Галина Васильевна была совсем другая – справедливая, добрая и красивая (я иногда сейчас думаю, почему мне так часто везло в жизни на хороших людей?), её в Лундоге все любили. Они с моей мамой дружили очень, мама у меня тоже не местная, фельдшером-акушером по распределению к нам попала, тоже очень красивая и добрая, в любую погоду и в любое время суток бежала на вызов, хоть в самую дальнюю деревню. Её бабы местные ангелочком звали.
Учиться нам было легко, да и радостно. И вообще жилось нам тогда неплохо. Мы хотя и работали порой наравне со взрослыми, на сенокосах ломили, но это не было в тягость как-то, мы росли в этом, очень рано всё познавали и тренированные очень были. И потом: крестьянский труд больше монотонный, а не надрывный, и если выбрать правильный ритм, то можешь махать косой или колуном целый день, в удовольствие даже, без надрыва. Я пробовал как-то заниматься на тренажёрах, но уставал быстро, да и надоедало, а те же самые движения, но осмысленные, могу делать целый день. (Не люблю бессмысленного труда, не люблю спорт, это оттуда, из деревни, из детства, из детских прививок.)
Мы радовались, когда нас принимали в октябрята, затем в пионеры. Тогда и взрослые-то многие не задумывались о подоплёке этих игр, воспринимая своё рабское житьё случайным недоразумением, и тянули смиренно колхозную ношу. Идеология в нас была чисто внешней, не затрагивала нашей крестьянской сути. И взрослые, и дети оставались крестьянами, даже колхозники отдавали колхозу свои силы как вынужденную дань («кесарю кесарево»), любя только своё хозяйство, которое вели и в самые идиотские и мрачные времена, когда запрещали держать личный скот.
Мир был настолько живее, ярче, больше, интересней идеологии, что она, мёртвая, могла только пугать нас, являясь иногда в образе какого-нибудь уполномоченного из района. Тогда даже у нас, детей, начинало ныть в душе, а взрослые просто становились другими, странными, как неживыми. Когда «полномоченный» уезжал, «напоетый и накормлетый», жизнь воскресала. В шестидесятые уже кончилось время сталинских лагерей, но слово Колыма всё ещё имело понятный даже детям свой особый смысл. Чувствовалось, с каким животным, мистическим страхом взрослые произносили его даже в шутку. Он и теперь в нас сидит, этот страх.

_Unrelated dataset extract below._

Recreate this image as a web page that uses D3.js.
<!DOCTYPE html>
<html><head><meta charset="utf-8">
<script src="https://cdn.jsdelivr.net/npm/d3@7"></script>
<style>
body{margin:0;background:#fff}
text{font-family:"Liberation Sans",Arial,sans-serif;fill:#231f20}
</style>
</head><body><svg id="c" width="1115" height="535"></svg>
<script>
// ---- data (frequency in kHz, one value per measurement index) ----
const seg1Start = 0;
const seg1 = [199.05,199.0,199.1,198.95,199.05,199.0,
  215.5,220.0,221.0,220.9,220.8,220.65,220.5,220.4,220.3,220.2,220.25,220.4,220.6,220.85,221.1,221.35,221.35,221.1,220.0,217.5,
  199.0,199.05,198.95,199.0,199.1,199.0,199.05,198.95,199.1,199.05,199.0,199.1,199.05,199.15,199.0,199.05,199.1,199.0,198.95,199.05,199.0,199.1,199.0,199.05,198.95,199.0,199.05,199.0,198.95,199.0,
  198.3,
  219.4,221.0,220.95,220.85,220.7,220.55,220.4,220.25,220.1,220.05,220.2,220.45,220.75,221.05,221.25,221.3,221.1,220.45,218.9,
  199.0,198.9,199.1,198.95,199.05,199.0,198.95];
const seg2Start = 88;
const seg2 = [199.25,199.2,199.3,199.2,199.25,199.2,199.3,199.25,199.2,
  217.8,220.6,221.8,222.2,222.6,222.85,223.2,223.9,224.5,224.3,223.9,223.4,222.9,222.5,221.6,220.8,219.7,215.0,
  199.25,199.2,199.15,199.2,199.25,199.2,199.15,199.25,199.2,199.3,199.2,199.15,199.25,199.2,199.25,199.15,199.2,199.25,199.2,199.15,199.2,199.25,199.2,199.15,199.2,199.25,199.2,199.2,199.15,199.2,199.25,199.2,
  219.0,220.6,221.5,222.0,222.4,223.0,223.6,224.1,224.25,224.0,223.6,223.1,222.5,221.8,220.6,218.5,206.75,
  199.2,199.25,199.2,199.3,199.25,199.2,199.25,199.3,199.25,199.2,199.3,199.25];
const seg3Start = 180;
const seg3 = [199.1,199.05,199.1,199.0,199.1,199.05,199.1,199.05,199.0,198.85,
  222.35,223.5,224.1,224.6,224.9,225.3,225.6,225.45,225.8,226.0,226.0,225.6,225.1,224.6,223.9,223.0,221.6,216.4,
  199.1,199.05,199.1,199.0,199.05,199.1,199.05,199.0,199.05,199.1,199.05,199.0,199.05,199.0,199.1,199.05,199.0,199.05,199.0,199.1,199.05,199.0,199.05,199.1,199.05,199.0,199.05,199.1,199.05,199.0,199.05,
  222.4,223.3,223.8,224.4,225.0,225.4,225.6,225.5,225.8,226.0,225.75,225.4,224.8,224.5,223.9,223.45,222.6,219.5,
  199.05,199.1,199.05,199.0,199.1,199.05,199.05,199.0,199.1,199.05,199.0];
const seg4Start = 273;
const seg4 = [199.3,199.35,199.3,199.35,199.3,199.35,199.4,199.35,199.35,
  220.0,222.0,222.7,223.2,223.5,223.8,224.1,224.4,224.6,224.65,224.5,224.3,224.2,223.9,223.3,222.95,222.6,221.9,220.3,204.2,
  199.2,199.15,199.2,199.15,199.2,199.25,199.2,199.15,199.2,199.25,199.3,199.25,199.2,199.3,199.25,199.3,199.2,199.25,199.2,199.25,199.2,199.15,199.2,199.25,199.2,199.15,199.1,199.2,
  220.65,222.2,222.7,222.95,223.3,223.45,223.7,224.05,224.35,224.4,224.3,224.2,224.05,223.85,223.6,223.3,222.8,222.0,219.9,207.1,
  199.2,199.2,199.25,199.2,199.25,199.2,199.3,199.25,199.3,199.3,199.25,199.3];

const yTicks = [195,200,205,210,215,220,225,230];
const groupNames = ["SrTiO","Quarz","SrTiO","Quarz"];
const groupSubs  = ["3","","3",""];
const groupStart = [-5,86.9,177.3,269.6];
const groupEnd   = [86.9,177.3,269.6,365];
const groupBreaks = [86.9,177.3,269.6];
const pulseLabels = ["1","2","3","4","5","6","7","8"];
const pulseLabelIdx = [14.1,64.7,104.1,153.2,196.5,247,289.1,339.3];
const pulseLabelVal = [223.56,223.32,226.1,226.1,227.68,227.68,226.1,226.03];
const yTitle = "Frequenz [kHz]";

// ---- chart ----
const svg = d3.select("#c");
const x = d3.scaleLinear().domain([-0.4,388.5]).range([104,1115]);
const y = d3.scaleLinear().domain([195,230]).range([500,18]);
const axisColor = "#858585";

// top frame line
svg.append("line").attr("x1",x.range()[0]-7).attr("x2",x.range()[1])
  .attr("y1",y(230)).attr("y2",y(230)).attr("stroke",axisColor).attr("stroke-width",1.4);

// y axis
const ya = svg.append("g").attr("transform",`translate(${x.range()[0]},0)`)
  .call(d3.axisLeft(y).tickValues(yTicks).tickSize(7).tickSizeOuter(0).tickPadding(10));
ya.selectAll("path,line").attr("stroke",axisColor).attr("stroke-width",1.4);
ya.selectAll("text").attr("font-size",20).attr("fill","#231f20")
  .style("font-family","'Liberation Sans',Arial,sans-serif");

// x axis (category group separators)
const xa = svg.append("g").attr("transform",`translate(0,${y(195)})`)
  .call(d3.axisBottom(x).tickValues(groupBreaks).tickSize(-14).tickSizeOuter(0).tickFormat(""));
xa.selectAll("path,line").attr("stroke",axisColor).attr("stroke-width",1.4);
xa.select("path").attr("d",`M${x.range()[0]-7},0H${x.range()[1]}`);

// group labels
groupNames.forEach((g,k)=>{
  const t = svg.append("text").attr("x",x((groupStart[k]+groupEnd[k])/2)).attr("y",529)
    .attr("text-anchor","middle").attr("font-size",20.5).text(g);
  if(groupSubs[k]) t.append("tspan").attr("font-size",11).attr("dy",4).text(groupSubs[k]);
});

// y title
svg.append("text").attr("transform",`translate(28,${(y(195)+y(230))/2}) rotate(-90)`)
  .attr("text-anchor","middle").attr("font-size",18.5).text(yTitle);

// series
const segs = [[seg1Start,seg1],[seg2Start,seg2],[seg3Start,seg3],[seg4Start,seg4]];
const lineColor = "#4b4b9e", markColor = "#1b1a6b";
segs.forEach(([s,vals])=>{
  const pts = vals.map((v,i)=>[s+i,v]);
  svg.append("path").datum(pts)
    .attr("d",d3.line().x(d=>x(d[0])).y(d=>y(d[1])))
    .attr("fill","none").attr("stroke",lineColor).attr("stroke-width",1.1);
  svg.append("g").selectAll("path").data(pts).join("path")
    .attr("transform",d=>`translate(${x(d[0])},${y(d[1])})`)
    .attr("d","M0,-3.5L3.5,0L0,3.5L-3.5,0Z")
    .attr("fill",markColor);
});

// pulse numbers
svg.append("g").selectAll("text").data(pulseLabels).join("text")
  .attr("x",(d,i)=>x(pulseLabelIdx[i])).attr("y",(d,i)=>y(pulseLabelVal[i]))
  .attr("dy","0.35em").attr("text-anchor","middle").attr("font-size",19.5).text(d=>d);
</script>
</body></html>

С возрастом мы узнали, что далеко не идиллия была в деревне и в наши детские годы (а прежде раскулачивание и прочие беды не обошли стороной, все получили тогда на равных и в полной мере), но взрослые нас не посвящали в свои заботы и тревоги, детство наше было безоблачным; мы, к тому же, жили за тремя волоками от любой власти. У нас даже участкового не было, он заезжал иногда с соседней волости (30 км), его поили досыта, и он уезжал; в дорогу его снабжали рыбой (у нас очень рыбное озеро).
В моем детстве еды в деревне было уже навалом – мяса, молока, масла, рыбы и прочего. О котлетах столовских мечтали, а телятина с бараниной надоедали. Икру рыбную, варённую в печке на молоке, ели за обедом вместо каши. Окуни со щуками, налимами и язями лежали зимой в летней избе (в переду) большим ворохом, и так у всех. Когда отец ездил по делам в Тотьму, мы увязывались за ним. В три ночи выходили из дома, шли семнадцать километров по лесной дороге до лесопункта Пески, там вместе с местными набивались, как сельди, в дрезину (машина не больше «Газели») и сорок шесть километров, часа три-четыре, как повезёт, летели по лесовозной узкоколейке, временами слетая с рельсов. В лесопункте Мирный набивались в рейсовый автобус и через пять километров вываливались в Тарноге. Пили у «Дома колхозника» квас или морс из бочки, отец решал свои дела в конторе, потом шли в столовую, ели там рассольник или борщ, котлеты с гарниром, и обязательно с подливой, пили компот, затем проделывали весь путь обратно, в час-два ночи, голодные и счастливые, приходили домой, подкреплялись супом из баранины, кашей на молоке, молоком и, полные впечатлений длинного дня, засыпали на соломенных постелях.